I happened upon Troppo Armadillo when I went searching for Bernard Shaw’s phrase “the undeserving poor”. You will notice he does not sentimentalise, nor is he “holier than thou” (I hope I am not either, as it would be SO inappropriate, and the first draft of this was a bit that way), but he does not demonise either.

…After I first graduated in law way back in the 1970s, I experienced a momentary outbreak of bleeding heart altruism and worked briefly for a NSW government agency dispensing social welfare services to the (mostly) undeserving poor. I soon re-embraced rugged enlightened self-interest when I discovered that welfare families almost invariably had brand new videos, colour TVs and houses full of new-ish furniture courtesy of St Vincent de Paul, Smith Family and Waltons’ open door hire purchase credit policy. They somehow always managed to persuade some government or charitable organisation social worker to approve an emergency cash grant for food when their money ran out towards the end of the pension fortnight, having been consumed by Waltons repayments and copious quantities of drugs and alcohol. Meanwhile I was scraping and saving to pay off and renovate my first house and making do with an old black and white TV and furniture bought at garage sales to save money.
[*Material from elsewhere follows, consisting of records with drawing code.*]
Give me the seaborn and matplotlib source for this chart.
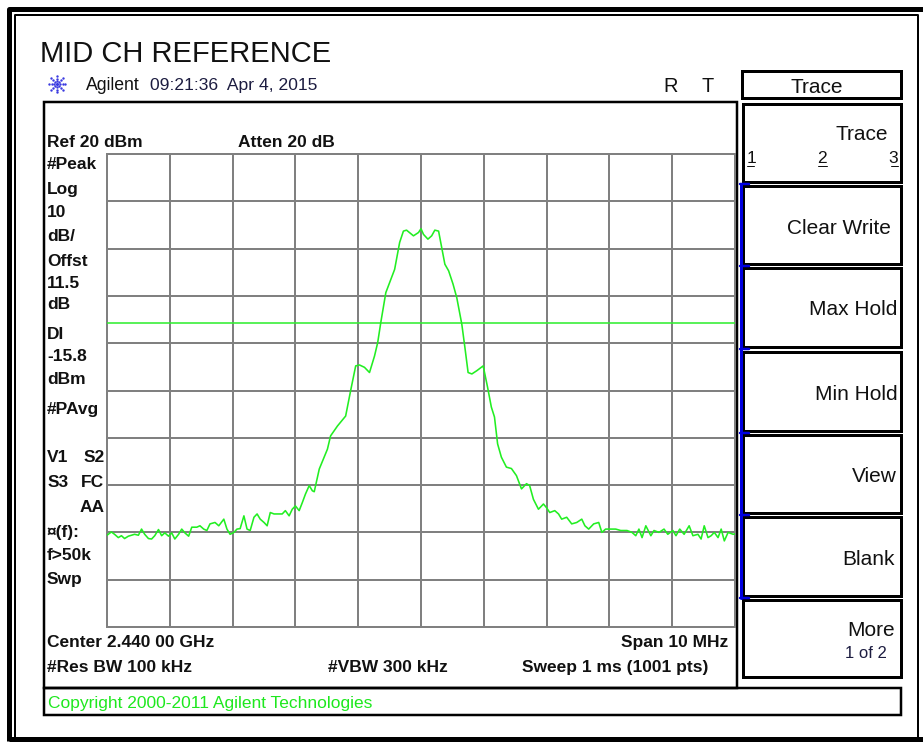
import numpy as np
import pandas as pd
import seaborn as sns
import matplotlib
matplotlib.use("Agg")
import matplotlib.pyplot as plt
from matplotlib.patches import Rectangle

# ---- instrument settings ----
title = "MID CH REFERENCE"
center_ghz = 2.440
span_mhz = 10
ref_level_dbm = 20
db_per_div = 10
display_line_dbm = -15.8

# ---- measured trace (offset from start frequency in MHz, level in dBm) ----
freq_offset_mhz = [
    0.00, 0.02, 0.07, 0.12, 0.18, 0.23, 0.28, 0.34, 0.39, 0.44, 0.50, 0.55, 0.60,
    0.66, 0.71, 0.76, 0.82, 0.87, 0.92, 0.98, 1.03, 1.08, 1.14, 1.19, 1.24, 1.30,
    1.35, 1.43, 1.48, 1.54, 1.59, 1.64, 1.72, 1.78, 1.86, 1.91, 1.96, 2.02, 2.07,
    2.12, 2.18, 2.23, 2.28, 2.34, 2.39, 2.44, 2.50, 2.55, 2.60, 2.66, 2.71, 2.79,
    2.84, 2.90, 2.95, 3.00, 3.06, 3.11, 3.16, 3.22, 3.27, 3.30, 3.38, 3.51, 3.56,
    3.67, 3.80, 3.88, 3.96, 4.02, 4.10, 4.18, 4.26, 4.31, 4.36, 4.44, 4.50, 4.58,
    4.66, 4.72, 4.77, 4.88, 4.96, 5.00, 5.04, 5.11, 5.17, 5.22, 5.28, 5.32, 5.38,
    5.44, 5.51, 5.57, 5.65, 5.70, 5.75, 5.81, 5.89, 5.99, 6.06, 6.12, 6.17, 6.22,
    6.28, 6.36, 6.44, 6.52, 6.60, 6.68, 6.73, 6.79, 6.87, 6.95, 7.00, 7.05, 7.13,
    7.19, 7.24, 7.32, 7.40, 7.48, 7.56, 7.61, 7.67, 7.75, 7.83, 7.88, 7.94, 8.02,
    8.10, 8.18, 8.28, 8.36, 8.42, 8.47, 8.52, 8.58, 8.66, 8.71, 8.79, 8.87, 8.93,
    9.01, 9.06, 9.12, 9.19, 9.27, 9.33, 9.41, 9.46, 9.51, 9.57, 9.62, 9.67, 9.73,
    9.78, 9.83, 9.89, 9.97, 10.00,
]
level_dbm = [
    -60.6, -60.4, -59.9, -60.4, -61.1, -60.7, -61.3, -60.8, -60.6, -60.4, -60.6, -59.3, -60.4,
    -61.3, -61.4, -60.7, -59.4, -60.7, -60.1, -60.8, -60.1, -61.4, -60.4, -59.3, -60.1, -60.8,
    -58.9, -58.9, -58.6, -59.3, -59.6, -58.2, -57.9, -58.6, -57.2, -59.3, -60.4, -60.0, -59.3,
    -59.2, -56.5, -59.3, -59.6, -56.8, -56.1, -57.2, -57.9, -58.6, -55.8, -56.1, -56.1, -56.1,
    -55.4, -56.5, -55.1, -54.4, -55.4, -53.7, -51.9, -50.1, -51.2, -51.4, -46.6, -42.4, -39.6,
    -37.5, -35.4, -30.0, -24.8, -24.6, -25.1, -26.2, -22.7, -19.9, -15.6, -9.3, -7.2, -4.4,
    1.3, 3.7, 3.9, 2.7, 3.4, 4.2, 3.0, 2.0, 2.7, 3.9, 3.7, 0.9, -3.3,
    -4.7, -7.5, -10.4, -16.0, -21.0, -26.2, -26.5, -25.8, -24.8, -29.3, -33.5, -35.6, -41.3,
    -44.1, -46.2, -46.5, -48.0, -50.8, -49.7, -50.1, -53.0, -55.1, -54.0, -54.8, -55.8, -55.4,
    -56.1, -57.2, -56.8, -58.2, -57.9, -57.2, -58.6, -59.3, -58.2, -57.9, -60.0, -59.3, -59.3,
    -59.3, -59.6, -59.6, -60.0, -60.7, -59.3, -61.1, -58.6, -60.7, -59.6, -60.0, -59.3, -60.4,
    -59.6, -60.7, -59.3, -60.4, -58.6, -60.7, -60.4, -61.4, -58.6, -61.1, -60.7, -60.0, -61.1,
    -59.3, -61.8, -60.0, -60.4, -60.3,
]

left_labels = ["#Peak", "Log", "10", "dB/", "Offst", "11.5", "dB", "DI", "-15.8",
               "dBm", "#PAvg", "\u00a4(f):", "f>50k", "Swp"]
left_label_y = [163, 188, 211, 235, 260, 282, 303, 333, 355, 378, 408, 531, 554, 578]

softkeys = ["Clear Write", "Max Hold", "Min Hold", "View", "Blank", "More"]
softkey_y = [227, 308, 393, 475, 558, 629]
softkey_right = [891, 897, 898, 897, 895, 895]

W, H = 923, 742
sns.set_style("white")
plt.rcParams["font.family"] = ["Liberation Sans", "DejaVu Sans"]

fig = plt.figure(figsize=(W / 100, H / 100), dpi=100)
fig.patch.set_facecolor("white")

# overlay in pixel coordinates for frames and annotations
ov = fig.add_axes([0, 0, 1, 1], zorder=0)
ov.set_xlim(0, W)
ov.set_ylim(H, 0)
ov.axis("off")

PX = 0.72  # points per pixel


def txt(x, y, s, size, ha="left", weight="normal", color="#111111"):
    base = y + 0.358 * size * 100 / 72
    ov.text(x, base, s, fontsize=size, ha=ha, va="baseline",
            fontweight=weight, color=color)


def box(x0, y0, x1, y1, lw_px=2.0, color="black"):
    ov.add_patch(Rectangle((x0, y0), x1 - x0, y1 - y0, fill=False,
                           lw=lw_px * PX, edgecolor=color))


# outer double frame
ov.plot([9, 9, W], [741, 9, 9], color="black", lw=5 * PX, solid_capstyle="butt")
ov.plot([9, W], [739, 739], color="black", lw=5 * PX, solid_capstyle="butt")
ov.plot([15, 15, 918, 918], [739, 15, 15, 739], color="black", lw=2 * PX)

# screen frame and status bar
box(44, 102, 737, 688, lw_px=2.5)
box(44, 688, 901, 715, lw_px=2.5)

# softkey panel
box(742, 71, 901, 98, lw_px=3)
key_rows = [(104, 182), (186, 264), (268, 347), (352, 431), (435, 513), (517, 596), (600, 677)]
for y0, y1 in key_rows:
    box(743, y0, 901, y1, lw_px=3)
ov.plot([741, 741], [184, 598], color="#0000e0", lw=3 * PX)
for yb in [184, 266, 349, 433, 515, 598]:
    ov.plot([740, 749], [yb, yb], color="#0000e0", lw=2.5 * PX)

# title and header
txt(40, 52, title, 21)
ang = np.linspace(0, 2 * np.pi, 8, endpoint=False)
for r in [3, 5.5, 8]:
    ov.scatter(57 + r * np.cos(ang), 84 + r * np.sin(ang), s=3, color="#3a3ae0", lw=0)
ov.scatter([57], [84], s=5, color="#3a3ae0", lw=0)
txt(86, 84, "Agilent", 12.7)
txt(150, 84, "09:21:36  Apr 4, 2015", 12.6, color="#1c1c40")
txt(663, 85, "R", 14.4)
txt(702, 85, "T", 14.4)

# settings annotations
txt(47, 141, "Ref 20 dBm", 12.5, weight="bold")
txt(238, 141, "Atten 20 dB", 12.5, weight="bold")
for s, y in zip(left_labels, left_label_y):
    txt(47, y, s, 12.5, weight="bold")
txt(47, 456, "V1", 12.5, weight="bold")
txt(105, 456, "S2", 12.5, ha="right", weight="bold")
txt(48, 481, "S3", 12.5, weight="bold")
txt(104, 481, "FC", 12.5, ha="right", weight="bold")
txt(105, 506, "AA", 12.5, ha="right", weight="bold")

txt(47, 641, f"Center {center_ghz:.3f} 00 GHz", 12.5, weight="bold")
txt(728, 641, f"Span {span_mhz} MHz", 12.5, ha="right", weight="bold")
txt(47, 666, "#Res BW 100 kHz", 12.5, weight="bold")
txt(328, 666, "#VBW 300 kHz", 12.5, weight="bold")
txt(708, 666, "Sweep 1 ms (1001 pts)", 12.5, ha="right", weight="bold")
txt(48, 702, "Copyright 2000-2011 Agilent Technologies", 12.5, color="#1ee81e")

# softkey labels
txt(817, 86, "Trace", 15, ha="center")
txt(888, 133, "Trace", 15, ha="right")
for s, x, ha in [("1", 747, "left"), ("2", 822, "center"), ("3", 898, "right")]:
    txt(x, 157, s, 12.5, ha=ha)
for x0, x1 in [(747, 754), (818, 827), (891, 898)]:
    ov.plot([x0, x1], [166, 166], color="#111111", lw=1 * PX)
for s, y, xr in zip(softkeys, softkey_y, softkey_right):
    txt(xr, y, s, 15, ha="right")
txt(866, 652, "1 of 2", 12, ha="center", color="#1c1c40")

# ---- measurement graticule ----
x0, y0, x1, y1 = 107, 154, 735, 627
ax = fig.add_axes([x0 / W, 1 - y1 / H, (x1 - x0) / W, (y1 - y0) / H], zorder=2)
f_start = center_ghz * 1000 - span_mhz / 2
df = pd.DataFrame({
    "freq": f_start + np.array(freq_offset_mhz),
    "level": np.array(level_dbm),
})
grid_color = "#808080"
ax.axhline(display_line_dbm, color="#33ee33", lw=1.6 * PX, zorder=3)
sns.lineplot(data=df, x="freq", y="level", ax=ax, color="#22ee22",
             lw=1.6 * PX, zorder=4)
ax.set_xlim(f_start, f_start + span_mhz)
ax.set_ylim(ref_level_dbm - 10 * db_per_div, ref_level_dbm)
ax.set_xticks(np.arange(f_start, f_start + span_mhz + 0.1, 1))
ax.set_yticks(np.arange(ref_level_dbm - 10 * db_per_div, ref_level_dbm + 1, db_per_div))
ax.grid(True, color=grid_color, lw=2 * PX)
ax.tick_params(length=0, labelbottom=False, labelleft=False)
ax.set_xlabel("")
ax.set_ylabel("")
for sp in ax.spines.values():
    sp.set_color(grid_color)
    sp.set_linewidth(2 * PX)
ax.set_facecolor("white")

fig.savefig("out.png", dpi=100)
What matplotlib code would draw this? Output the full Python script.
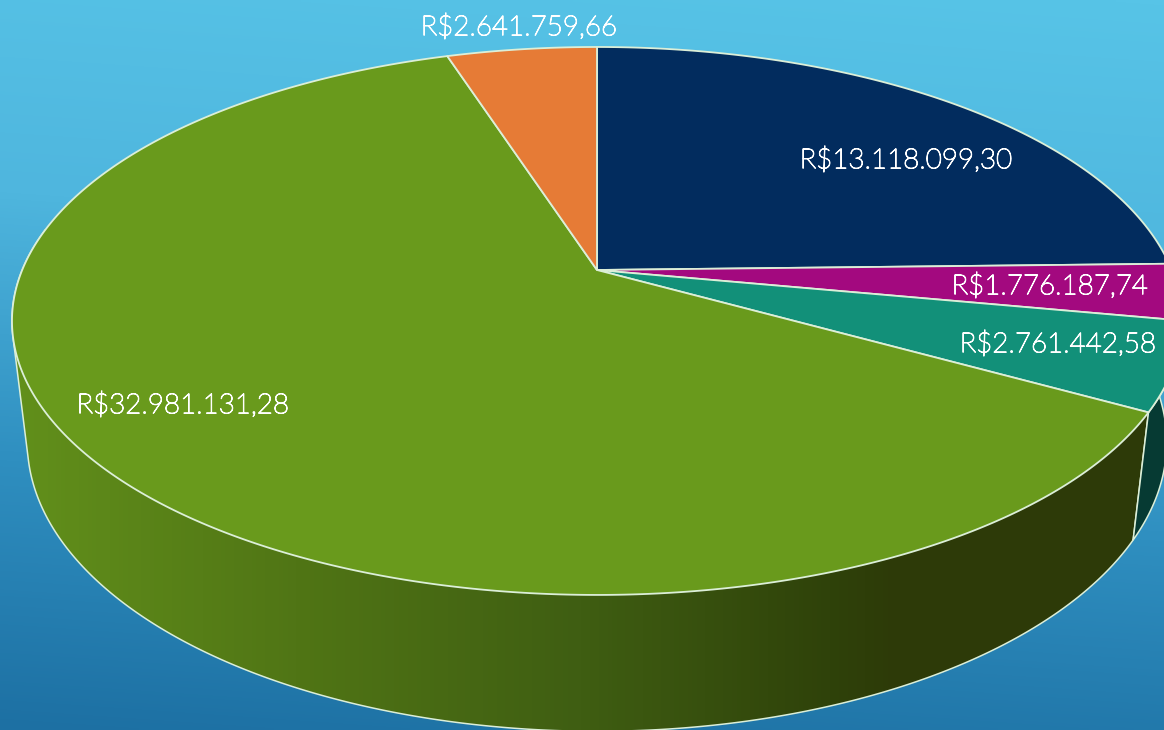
import numpy as np
import matplotlib
matplotlib.use("Agg")
import matplotlib.pyplot as plt
import matplotlib.patheffects as pe
from matplotlib.colors import LinearSegmentedColormap
from matplotlib.patches import Polygon

# Data
categories = ["Azul", "Magenta", "Verde-agua", "Verde", "Laranja"]
values = [13118099.30, 1776187.74, 2761442.58, 32981131.28, 2641759.66]
labels = ["R$13.118.099,30", "R$1.776.187,74", "R$2.761.442,58",
          "R$32.981.131,28", "R$2.641.759,66"]

# Style and layout
W, H = 1164, 730
top_colors = ["#022c5e", "#a3097f", "#129079", "#699a1c", "#e67b36"]
teal_side = "#063a33"
edge = "#dcefd8"
label_pos = [(906, 160), (1050, 286), (1058, 344), (183, 405), (519, 27)]
CX, CY, A, B, K = 597.0, 270.0, 574.8, 264.5, 0.186
M_H, C_H = 0.026, 123.0   # depth of the pie seen in perspective


def project(theta, bottom=False):
    """Disk angle (clockwise from 12 o'clock) to pixels, in perspective."""
    X, Y = np.sin(theta), np.cos(theta)
    w = 1 + K * Y + (M_H if bottom else 0)
    return CX + A * X / w, CY + (-B * Y + (C_H if bottom else 0)) / w


def arc(t0, t1, bottom=False):
    t = np.linspace(t0, t1, max(int(abs(t1 - t0) * 120), 8))
    return np.column_stack(project(t, bottom))


def hull(points):
    pts = sorted(map(tuple, points))
    def half(seq):
        out = []
        for p in seq:
            while len(out) > 1:
                a = np.subtract(out[-1], out[-2])
                b = np.subtract(p, out[-2])
                if a[0] * b[1] - a[1] * b[0] <= 0:
                    out.pop()
                else:
                    break
            out.append(p)
        return out[:-1]
    return np.array(half(pts) + half(pts[::-1]))


fig = plt.figure(figsize=(W / 100, H / 100), dpi=100)
ax = fig.add_axes([0, 0, 1, 1])
ax.set_xlim(0, W)
ax.set_ylim(H, 0)
ax.axis("off")

# Background
bg_cmap = LinearSegmentedColormap.from_list("bg", ["#57c4e7", "#4fb6de", "#2f8fc0", "#1d70a3"])
yy, xx = np.mgrid[0:1:200j, 0:1:200j]
ax.imshow(0.9 * yy + 0.1 * (1 - xx), cmap=bg_cmap, vmin=0, vmax=1,
          extent=[0, W, H, 0], aspect="auto", zorder=0, interpolation="bilinear")

angles = np.concatenate([[0], np.cumsum(values) / np.sum(values) * 2 * np.pi])

# Side walls
side_cmap = LinearSegmentedColormap.from_list(
    "side", [(0, "#62901b"), (0.25, "#507515"), (0.5, "#3f5e12"),
             (0.72, "#2f420a"), (0.78, "#2d3a08"), (1, "#2d3a08")])
t_end = angles[3]
t_left = 1.55 * np.pi
green_pts = np.vstack([arc(t_end, t_left), arc(t_end, t_left, True)])
green_hull = hull(green_pts)
poly = Polygon(green_hull, closed=True, fc="none", ec="none", transform=ax.transData)
ax.add_patch(poly)
grad = ax.imshow(np.linspace(0, 1, 256)[None, :], cmap=side_cmap, vmin=0, vmax=1,
                 extent=[12, 1150, H + 10, 250], aspect="auto", zorder=1)
grad.set_clip_path(poly)
ax.set_xlim(0, W)
ax.set_ylim(H, 0)
ax.add_patch(Polygon(green_hull, closed=True, fc="none", ec=edge, lw=1.1, zorder=2))

teal_wall = np.vstack([arc(angles[1], angles[3]), arc(angles[3], angles[1], True)])
ax.add_patch(Polygon(teal_wall, closed=True, fc=teal_side, ec=edge, lw=1.1, zorder=2))

# Top faces
apex = np.array([[CX, CY]])
for i, c in enumerate(top_colors):
    face = np.vstack([apex, arc(angles[i], angles[i + 1])])
    ax.add_patch(Polygon(face, closed=True, fc=c, ec=edge, lw=1.3, zorder=3,
                         joinstyle="round"))

# Labels
for s, (x, y) in zip(labels, label_pos):
    ax.text(x, y, s, color="white", fontsize=20, family="Lato", weight="light",
            ha="center", va="center", zorder=5,
            path_effects=[pe.withStroke(linewidth=0.8, foreground="white")])

fig.savefig("out.png", dpi=100)
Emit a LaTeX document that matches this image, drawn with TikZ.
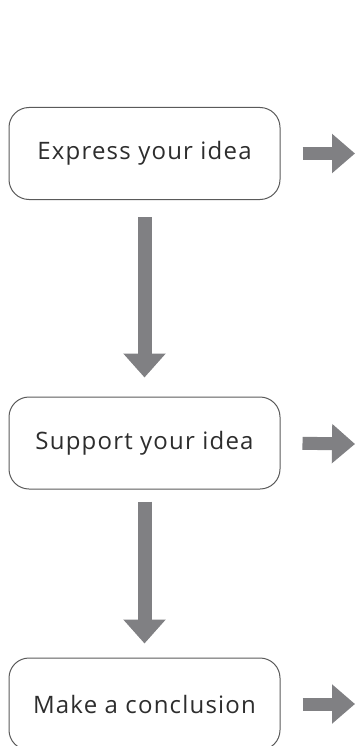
\documentclass[tikz,border=0pt]{standalone}
\usepackage{fontspec}
\setmainfont{Open Sans}[LetterSpace=5]
\usetikzlibrary{arrows.meta}
\definecolor{arrowgray}{RGB}{128,128,131}
\definecolor{boxline}{RGB}{90,90,90}
\definecolor{txt}{RGB}{45,45,45}
\begin{document}
\begin{tikzpicture}[x=1pt,y=-1pt,
  stepbox/.style={draw=boxline,line width=1pt,rounded corners=20pt,minimum width=271pt,minimum height=92pt,inner sep=0pt,text=txt,font=\fontsize{24}{28}\selectfont},
  downarrow/.style={draw=arrowgray,line width=14pt,-{Triangle[width=41pt,length=24pt]}},
  rightarrow/.style={draw=arrowgray,line width=13pt,-{Triangle[width=38pt,length=23pt]}}]
\useasboundingbox (0,0) rectangle (357,746);
\node[stepbox] (b1) at (144.5,153.5) {Express your idea};
\node[stepbox] (b2) at (144.5,443) {Support your idea};
\node[stepbox] (b3) at (144.5,704) {Make a conclusion};
\coordinate (e1) at (355,153.5);
\coordinate (e2) at (355,444);
\coordinate (e3) at (355,704);
\draw[downarrow,shorten <=17pt,shorten >=19pt] (b1.south) -- (b2.north);
\draw[downarrow,shorten <=12pt,shorten >=14pt] (b2.south) -- (b3.north);
\draw[rightarrow,shorten <=22pt] (b1.east) -- (e1);
\draw[rightarrow,shorten <=22pt] (b2.east) -- (e2);
\draw[rightarrow,shorten <=22pt] (b3.east) -- (e3);
\end{tikzpicture}
\end{document}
…I accept that these behavioural characteristics of the chronically poverty-stricken are (as with Aborigines) partially a consequence of a generational cycle of poverty, violence, poor education and so on. It’s much harder for children from a welfare family to break out of the cycle of poverty than for a child of middle class parents (as I was). Nevertheless, the standard bleeding heart left-ish approach towards poverty and disadvantage simply reinforces that cycle, by making excuses for chronically irresponsible choices and shielding people from the consequences of those choices. At the risk of provoking a bilious attack in Professor Bunyip, we badly need a large injection of what Phillip Adams’ mate John Embling calls “tough love”…

Professor Bunyip is really hard Right, as you will see if you check. (One could of course establish camps in the desert with razor wire and German Shepherds and fetching black uniforms for the guards.) The Right seem not to have any answers, beyond ones that must be unconscionable, if not as Hitlerite as what I just suggested, and focus on how bloody horrible these people are. The hard Left are utopian and have failed anyway, and the “standard bleeding heart left-ish” approach hasn’t effected much either. My sympathies are with Troppo Armadillo.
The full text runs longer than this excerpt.